We're very nearly done deploying our Django app. There's just one more thing we should take care of. Having a raw IP as our website address is kind of yucky, isn't it? You're not going to ask your friend, boss, or mum to visit 184.108.40.206 to check out your cool new Django app. You want a domain name like mycoolwebsite.xyz! Let's finish up our deployment by setting up a domain for our web app.
Here we will learn how to:
- Buy a domain name
- Set up a Cloudflare reverse-proxy
- Adding our domain name to Django prod settings
- Test our setup
A quick note before we start - usually you would do this at the start of the process, right after you create your server, because setting domain name records can take a long time. The reason we're doing it last in this guide is to make sure that you're confident that your app is working before we start fiddling with DNS. If you've never heard of DNS before, I did a short blog post that explains the basics.
Buy a domain name
If you already own a domain name for your app your can skip this step. To get a domain name we need to give someone some money. We're going to go to Namecheap and buy a domain name. Why Namecheap? Domain name registrars exist to sell domains and occasionally fuck you over by raising prices and trying to sell you crap that you don't need. They're generally a pain, so I did a Google search for "site:reddit.com best domain seller", and the good people of Reddit seemed to hate Namecheap the least.
Set up Cloudflare
We're going to use Cloudflare to set up our DNS records. I've written elsewhere on why I like Cloudflare. TLDR it's pretty easy to use and provides some nice bonus features like caching your static files, SSL encryption and analytics.
All requests to our domain (mycoolwebsite.xyz) are going to pass through Cloudflare's servers, which are running NGINX under the hood. This kind of set up is called a "reverse proxy", because we have a "proxy" (Cloudflare), routing all incoming traffic to our server. This is in contrast to a "forward proxy", which deals will outbound traffic.
... 30 minutes later ...
Alright! We're done! Congratulations, you've deployed a Django app. Just as a quick recap, you've learned how to:
- Use ssh, scp and create SSH keys
- Create a cloud virtual machine
- Set up your cloud VM
- Configure your Django project for deployment
- Deploy your Django project to the server
- Run your web app using Gunicorn and Supervisor
- Set up server logging
- Automate the deployment, server setup and database backups
- Set up your web app's domain name plus SSL and caching using Cloudflare
Now I encourage you to take the things you've learned and write your own Django app and try deploying that. It will probably break at some point, it always does, but I hope you're able to use the skills that you've picked up in this guide to debug the problem and fix it.

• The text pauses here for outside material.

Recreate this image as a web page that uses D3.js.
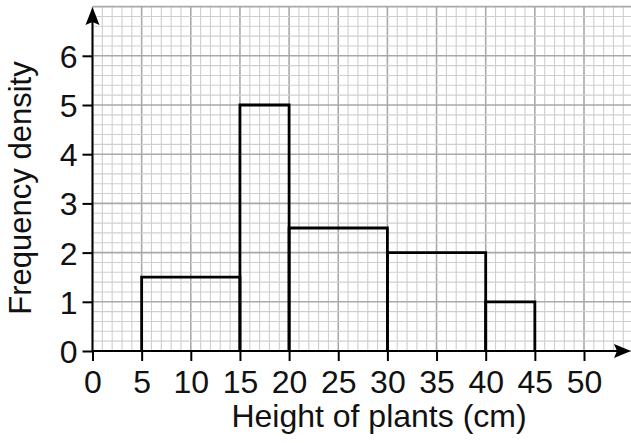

You've got the basics down, but there is a lot of stuff you can learn about deploying Django and web apps in general. Some things you might want to look into at some point:
- Setting up Django logging in production
- Adding error monitoring
- Adding offline tasks
- Adding offline scheduled tasks
- Start using Git for deployments
- Try using Fabric for deployment scripting
- Implement "continuous delivery" using GitHub actions
- Try using PostgreSQL instead of SQLite
- Try using NGINX instead of (or in addition to) Cloudflare
- Try put your gunicorn server / Django app inside of Docker with Docker Swarm
- Try out media hosting in AWS S3
- Add automated unit tests to your deployment pipeline
- Secure your server fail2ban and a firewall
- Improve your server setup automation with Ansible
- Try a different cloud hosting provider, like AWS or Google Cloud
There's an endless list of stuff you can learn, and there's no need to do it all right now, but it's there if you're interested.